23 September 2009

Nanoparticles for cancer treatment: the more, the better

When the result exceeds expectationsElena Novoselova, STRF.ru
A group of researchers from the US National Institute of Standards and Technology (NIST), studying nanoparticles used for the treatment of cancer tumors, revealed the secret of why they turned out to be much more effective than planned.

Iron oxide nanoparticles coated with polysaccharides, when tested on animals, showed amazing results and fought tumors more effectively than similar, but smaller ones.

The biotech companies Micromod Partikeltechnologie and Aduro BioTech, who created these nanoparticles for antitumor therapy, turned to NIST to understand the causes of this phenomenon.

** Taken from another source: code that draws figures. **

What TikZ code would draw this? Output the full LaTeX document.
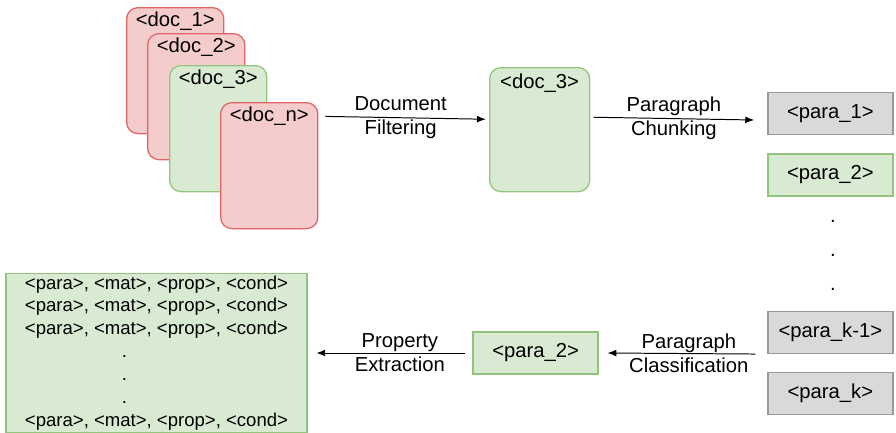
\documentclass[tikz,border=0pt]{standalone}
\usepackage{fontspec}
\setmainfont{Liberation Sans}
\usepackage{tikz}
\usetikzlibrary{arrows.meta}

\definecolor{redfill}{HTML}{F4CCCC}
\definecolor{redline}{HTML}{E06666}
\definecolor{greenfill}{HTML}{D9EAD3}
\definecolor{greenline}{HTML}{93C47D}
\definecolor{grayfill}{HTML}{D9D9D9}
\definecolor{grayline}{HTML}{999999}

\begin{document}
\begin{tikzpicture}[font=\fontsize{14.4}{17}\selectfont,
    doc/.style={draw,line width=0.9pt,rounded corners=8pt,minimum width=2.43cm,minimum height=3.15cm,anchor=north west},
    reddoc/.style={doc,fill=redfill,draw=redline},
    greendoc/.style={doc,fill=greenfill,draw=greenline},
    doclbl/.style={anchor=north,inner sep=3pt},
    para/.style={draw,line width=0.9pt,minimum width=3.125cm,minimum height=1.05cm,inner sep=0pt},
    graypara/.style={para,fill=grayfill,draw=grayline},
    greenpara/.style={para,fill=greenfill,draw=greenline},
    arr/.style={-{Latex[length=2.2mm,width=1.7mm]},line width=0.7pt},
    lbl/.style={align=center,inner sep=0pt}]
    \useasboundingbox (0,0) rectangle (22.4,-10.825);
    % Input documents, stacked
    \node[reddoc]   (doc1) at (3.15,-0.175) {};
    \node[doclbl] (doc1t) at (doc1.north) {<doc\_1>};
    \node[reddoc]   (doc2) at (3.675,-0.825) {};
    \node[doclbl] (doc2t) at (doc2.north) {<doc\_2>};
    \node[greendoc] (doc3) at (4.225,-1.625) {};
    \node[doclbl] (doc3t) at (doc3.north) {<doc\_3>};
    \node[reddoc]   (docn) at (5.5,-2.55) {};
    \node[doclbl] (docnt) at (docn.north) {<doc\_n>};
    % Kept document
    \node[greendoc,minimum width=2.5cm,minimum height=3.1cm] (kept) at (12.225,-1.675) {};
    \node[doclbl,inner sep=5pt] (keptt) at (kept.north) {<doc\_3>};
    % Paragraph column
    \node[graypara]  (par1) at (20.76,-2.84) {<para\_1>};
    \node[greenpara] (par2) at (20.76,-4.375) {<para\_2>};
    \node[align=center,inner sep=0pt,font=\fontsize{14.4}{24.2}\selectfont] (vdots) at (20.825,-6.38) {.\\.\\.};
    \node[graypara]  (park1) at (20.76,-8.31) {<para\_k-1>};
    \node[graypara]  (park) at (20.76,-9.83) {<para\_k>};
    % Selected paragraph and results
    \node[greenpara] (sel) at (13.39,-8.825) {<para\_2>};
    \node[draw=greenline,fill=greenfill,line width=0.9pt,minimum width=7.525cm,minimum height=3.98cm,
          align=center,inner sep=0pt,font=\fontsize{13.2}{16.3}\selectfont] (out) at (3.9125,-8.825)
      {<para>, <mat>, <prop>, <cond>\\<para>, <mat>, <prop>, <cond>\\<para>, <mat>, <prop>, <cond>\\
       \hspace*{-1.6cm}.\\\hspace*{-1.6cm}.\\\hspace*{-1.6cm}.\\<para>, <mat>, <prop>, <cond>};
    % Arrows
    \draw[arr] ([xshift=0.17cm,yshift=-0.36cm]docn.north east) -- ([xshift=-0.08cm,yshift=0.26cm]kept.west)
      node[lbl,pos=0.47]{Document\\Filtering};
    \draw[arr] ([xshift=0.08cm,yshift=0.31cm]kept.east) -- ([xshift=-0.33cm,yshift=-0.16cm]par1.west)
      node[lbl,midway]{Paragraph\\Chunking};
    \draw[arr] ([xshift=-0.3cm]park1.south west) -- ([xshift=0.22cm]sel.east)
      node[lbl,pos=0.45]{Paragraph\\Classification};
    \draw[arr] ([xshift=-0.18cm]sel.west) -- ([xshift=0.22cm]out.east)
      node[lbl,pos=0.44]{Property\\Extraction};
\end{tikzpicture}
\end{document}
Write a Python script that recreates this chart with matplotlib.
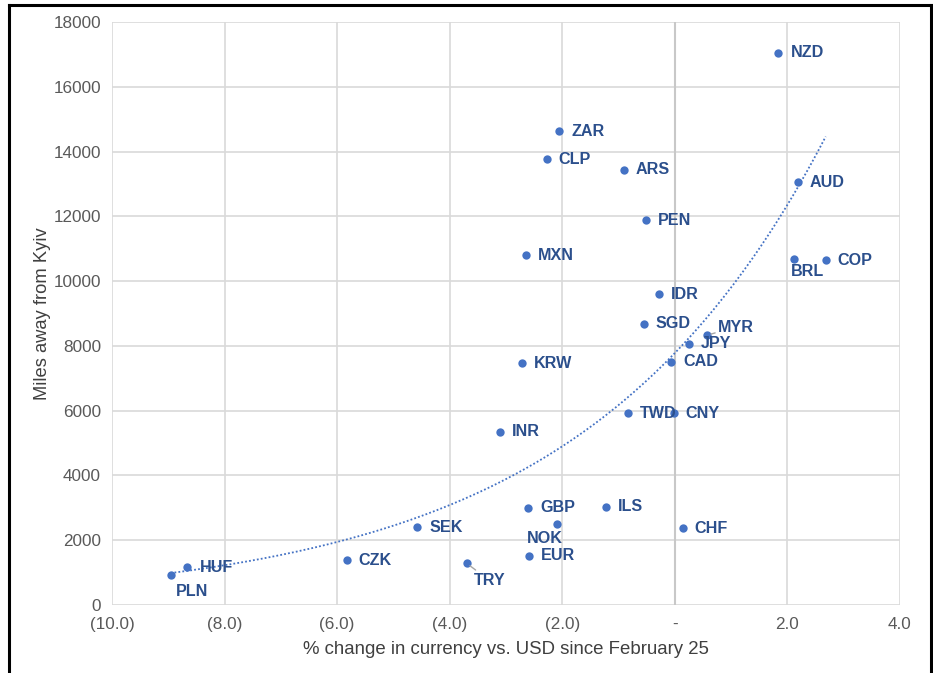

These magnetite nanoparticles turned out to be larger than it is customary to use in treatment and, according to scientists' forecasts, should have attracted to each other when activated in a magnetic field, forming large conglomerates that prevent penetration into tumor cells.

In addition to the fact that polysaccharides make nanoparticles attractive to "hungry" intensively growing tumor cells, it turned out that they mutually repel due to the hydrophobic "ends" of sugars. And the larger sizes of iron oxide particles allow them to heat up better in a magnetic field and destroy tumor cells more efficiently.

Thus, the delicate balance between the attraction of iron oxide particles and the repulsion of polysaccharide shells allows to preserve the ability of nanoparticles to transport and at the same time increase their size for more effective therapy.

The results of these studies are published in the journal Nanotechnology.